Quinn completed 15-of-26 passes for 259 yards, three touchdowns and two interceptions. Matt Shelton led receivers with three grabs for 128 yards and one touchdown, including a game-high 46-yard catch.

The Irish generated 438 yards of total offense, including 112 yards on the ground from Darius Walker, but they were unable to stop the Panthers (6-3), who became bowl-eligible with the win.

Quinn was intercepted on the opening drive by Josh Lay, who returned the ball four yards to the Irish 33. Palko dropped a bad snap on second-and-one and Mike Goolsby recovered the fumble to begin a drive that would lead to the first Irish touchdown – 5-yard Walker run.

Both of Walker’s touchdown runs came in the first half, as well as a 40-yard run – the team’s longest of the season. Maurice Stovall would finish the drive by catching a 17-yard pass for his first touchdown of the year.

“We kind of played our heart out … [but] there’s always stuff that I can do better,” Walker said. “I definitely coulda, woulda, shoulda on a lot of the plays and runs and things.”

The Notre Dame offense produced, but a porous secondary could not stop the Panthers in the first half. Pittsburgh marched downfield on four consecutive drives and was not forced to punt until the second half.

The Notre Dame defense tightened up in the second half, but penalties made a big difference. In the Panthers’ final touchdown drive, two pass interference calls proved costly – including one that negated a Tom Zbikowski goal-line interception.

“I don’t think there was absence of pressure,” Willingham said, noting that the elusive Palko was forced to scramble 13 times for a net gain of 30 yards. The Irish recorded three sacks on the day for a net loss of 20 yards.

But Palko stepped up and made the big plays when they were necessary, including a fourth-and-four conversion on a flip pass late in the fourth quarter that led to the Panthers’ go-ahead touchdown.

After the usually reliable Irish tight end Anthony Fasano dropped a ball on third-and-five, D.J. Fitzpatrick kicked a 44-yard field goal off the left upright with 1:11 remaining to tie the score at 38 apiece.

The Panthers strung together six plays for 55 yards to get within field goal range for the winning score. On that drive, Irish linebacker Mike Goolsby went for the strip instead of trying to tackle Pittsburgh receiver Erik Gill, who broke two tackles for a 36-yard gain.
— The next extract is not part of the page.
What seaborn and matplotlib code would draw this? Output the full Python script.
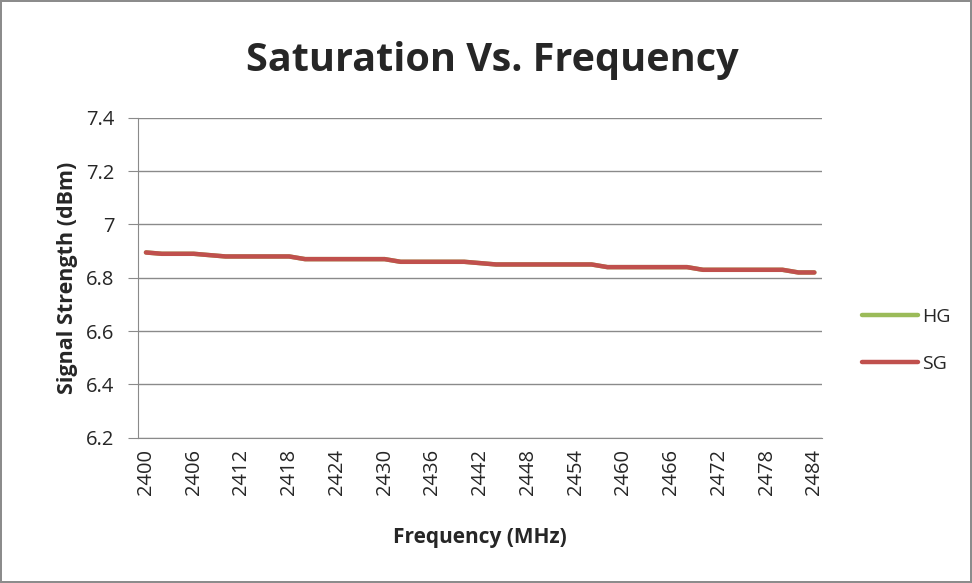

The Panthers ended the drive on the game-winning field goal by Cummings, which gave the Panthers the 41-38 win.

“This game was about missed opportunities,” said linebacker Derek Curry. “We had opportunities to make plays but we didn’t step up and make them.”

The seniors, who had a particularly bitter defeat in their final home game, were left searching for answers.

“It’s been kind of an up-and-down season,” said Carlyle Holiday. “We beat some great teams and we lost to some teams we thought we could beat.”